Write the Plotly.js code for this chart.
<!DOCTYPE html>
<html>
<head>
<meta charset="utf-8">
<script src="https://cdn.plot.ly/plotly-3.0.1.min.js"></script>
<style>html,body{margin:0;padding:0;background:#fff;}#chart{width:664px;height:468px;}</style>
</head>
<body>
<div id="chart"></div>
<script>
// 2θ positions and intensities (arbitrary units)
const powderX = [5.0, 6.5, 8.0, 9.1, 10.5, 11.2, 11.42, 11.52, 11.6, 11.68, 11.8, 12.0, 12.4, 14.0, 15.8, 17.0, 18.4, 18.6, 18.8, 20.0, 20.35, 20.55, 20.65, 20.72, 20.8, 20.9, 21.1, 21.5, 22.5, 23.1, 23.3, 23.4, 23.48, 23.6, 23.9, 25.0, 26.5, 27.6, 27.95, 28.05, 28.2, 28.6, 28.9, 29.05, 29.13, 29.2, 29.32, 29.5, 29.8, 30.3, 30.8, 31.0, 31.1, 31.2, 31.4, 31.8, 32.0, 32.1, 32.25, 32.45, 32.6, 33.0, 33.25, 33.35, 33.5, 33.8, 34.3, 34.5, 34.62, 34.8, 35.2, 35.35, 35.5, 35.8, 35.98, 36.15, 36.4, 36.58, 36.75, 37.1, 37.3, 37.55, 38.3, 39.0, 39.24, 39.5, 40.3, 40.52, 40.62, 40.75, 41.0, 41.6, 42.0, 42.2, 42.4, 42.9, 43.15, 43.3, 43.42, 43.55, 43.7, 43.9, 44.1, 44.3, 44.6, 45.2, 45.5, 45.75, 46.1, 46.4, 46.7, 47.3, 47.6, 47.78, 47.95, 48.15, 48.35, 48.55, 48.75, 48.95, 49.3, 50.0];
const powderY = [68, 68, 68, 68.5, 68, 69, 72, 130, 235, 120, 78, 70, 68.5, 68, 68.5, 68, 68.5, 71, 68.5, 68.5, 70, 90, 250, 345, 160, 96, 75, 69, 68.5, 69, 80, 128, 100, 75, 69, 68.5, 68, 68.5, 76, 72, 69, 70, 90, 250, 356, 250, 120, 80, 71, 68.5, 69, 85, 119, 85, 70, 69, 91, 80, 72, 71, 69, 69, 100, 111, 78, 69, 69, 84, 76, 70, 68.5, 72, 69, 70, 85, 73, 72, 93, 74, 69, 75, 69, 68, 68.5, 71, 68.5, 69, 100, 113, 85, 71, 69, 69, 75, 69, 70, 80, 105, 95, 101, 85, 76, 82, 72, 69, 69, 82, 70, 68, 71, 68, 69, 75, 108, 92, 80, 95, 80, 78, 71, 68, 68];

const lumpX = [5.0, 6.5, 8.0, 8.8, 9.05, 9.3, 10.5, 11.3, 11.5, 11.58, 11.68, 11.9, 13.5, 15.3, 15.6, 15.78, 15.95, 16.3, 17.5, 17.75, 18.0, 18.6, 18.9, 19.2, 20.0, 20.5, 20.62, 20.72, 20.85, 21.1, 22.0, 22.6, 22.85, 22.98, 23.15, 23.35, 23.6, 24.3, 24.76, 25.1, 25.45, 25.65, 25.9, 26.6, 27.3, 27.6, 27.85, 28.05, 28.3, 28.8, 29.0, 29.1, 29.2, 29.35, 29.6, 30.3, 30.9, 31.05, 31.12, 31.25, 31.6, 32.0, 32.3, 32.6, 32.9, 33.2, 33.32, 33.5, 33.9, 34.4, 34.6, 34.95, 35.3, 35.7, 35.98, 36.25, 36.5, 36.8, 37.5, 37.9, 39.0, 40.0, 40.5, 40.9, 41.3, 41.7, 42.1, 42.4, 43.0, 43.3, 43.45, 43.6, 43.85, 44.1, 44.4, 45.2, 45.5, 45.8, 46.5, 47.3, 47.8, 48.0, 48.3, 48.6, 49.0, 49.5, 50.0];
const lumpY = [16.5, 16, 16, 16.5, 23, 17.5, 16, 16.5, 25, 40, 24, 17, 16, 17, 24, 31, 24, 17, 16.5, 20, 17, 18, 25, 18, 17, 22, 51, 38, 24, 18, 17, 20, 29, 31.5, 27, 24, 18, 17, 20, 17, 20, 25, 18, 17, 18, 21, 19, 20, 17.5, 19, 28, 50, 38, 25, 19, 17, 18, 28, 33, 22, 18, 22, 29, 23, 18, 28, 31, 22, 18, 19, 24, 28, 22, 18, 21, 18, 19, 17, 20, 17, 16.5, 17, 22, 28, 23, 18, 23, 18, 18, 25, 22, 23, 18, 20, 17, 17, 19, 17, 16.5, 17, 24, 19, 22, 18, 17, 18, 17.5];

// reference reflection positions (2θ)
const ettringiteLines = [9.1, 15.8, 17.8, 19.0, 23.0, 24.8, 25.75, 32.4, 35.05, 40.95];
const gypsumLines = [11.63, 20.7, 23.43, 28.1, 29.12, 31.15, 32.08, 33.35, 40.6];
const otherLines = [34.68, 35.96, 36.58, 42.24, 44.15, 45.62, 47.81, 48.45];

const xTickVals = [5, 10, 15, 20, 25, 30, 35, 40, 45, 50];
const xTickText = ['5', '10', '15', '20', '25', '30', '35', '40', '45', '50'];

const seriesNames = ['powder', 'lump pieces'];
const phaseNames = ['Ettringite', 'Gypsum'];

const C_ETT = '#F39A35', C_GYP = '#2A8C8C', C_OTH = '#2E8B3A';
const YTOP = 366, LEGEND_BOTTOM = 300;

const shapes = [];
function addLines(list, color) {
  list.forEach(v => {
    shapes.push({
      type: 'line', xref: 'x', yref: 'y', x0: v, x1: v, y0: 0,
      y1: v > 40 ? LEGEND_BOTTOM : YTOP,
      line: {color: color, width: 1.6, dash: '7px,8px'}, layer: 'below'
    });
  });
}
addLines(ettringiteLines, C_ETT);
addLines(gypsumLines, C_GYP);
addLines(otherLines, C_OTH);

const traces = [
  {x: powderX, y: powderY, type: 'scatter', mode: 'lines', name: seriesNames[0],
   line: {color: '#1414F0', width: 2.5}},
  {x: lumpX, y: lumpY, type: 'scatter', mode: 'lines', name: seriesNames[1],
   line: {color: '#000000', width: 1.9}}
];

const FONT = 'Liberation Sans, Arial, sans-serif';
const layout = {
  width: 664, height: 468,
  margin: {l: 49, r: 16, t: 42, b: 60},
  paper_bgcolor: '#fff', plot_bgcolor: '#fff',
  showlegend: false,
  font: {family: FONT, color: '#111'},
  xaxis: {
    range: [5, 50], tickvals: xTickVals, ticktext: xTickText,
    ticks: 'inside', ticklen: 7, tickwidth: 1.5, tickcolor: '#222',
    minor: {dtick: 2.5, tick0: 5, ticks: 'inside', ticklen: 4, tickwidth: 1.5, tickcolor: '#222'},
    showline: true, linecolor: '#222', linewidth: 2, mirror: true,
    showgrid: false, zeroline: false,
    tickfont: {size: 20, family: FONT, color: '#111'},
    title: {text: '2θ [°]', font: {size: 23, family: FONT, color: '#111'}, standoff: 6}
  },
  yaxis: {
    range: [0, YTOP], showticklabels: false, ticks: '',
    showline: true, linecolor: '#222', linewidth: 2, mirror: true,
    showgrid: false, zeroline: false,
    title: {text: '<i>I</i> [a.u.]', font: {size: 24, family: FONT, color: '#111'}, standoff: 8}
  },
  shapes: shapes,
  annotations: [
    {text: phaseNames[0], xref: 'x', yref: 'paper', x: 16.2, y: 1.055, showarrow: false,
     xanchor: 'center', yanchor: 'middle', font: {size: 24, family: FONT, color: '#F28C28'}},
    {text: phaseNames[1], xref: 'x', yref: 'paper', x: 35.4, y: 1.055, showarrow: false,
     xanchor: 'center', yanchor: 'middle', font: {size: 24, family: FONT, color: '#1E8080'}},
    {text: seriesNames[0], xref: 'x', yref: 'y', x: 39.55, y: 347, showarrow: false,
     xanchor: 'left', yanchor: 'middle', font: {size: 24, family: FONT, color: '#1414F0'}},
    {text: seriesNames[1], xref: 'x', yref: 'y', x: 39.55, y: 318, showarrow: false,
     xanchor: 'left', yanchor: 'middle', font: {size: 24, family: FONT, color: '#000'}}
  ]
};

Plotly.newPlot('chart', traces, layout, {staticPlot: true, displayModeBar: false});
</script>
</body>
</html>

■ Given instruction ■
Copy every line of the data that holds the string "chart".

■ Response for this exercise ■
Write the Plotly.js code for this chart.
<style>html,body{margin:0;padding:0;background:#fff;}#chart{width:664px;height:468px;}</style>
<div id="chart"></div>
Plotly.newPlot('chart', traces, layout, {staticPlot: true, displayModeBar: false});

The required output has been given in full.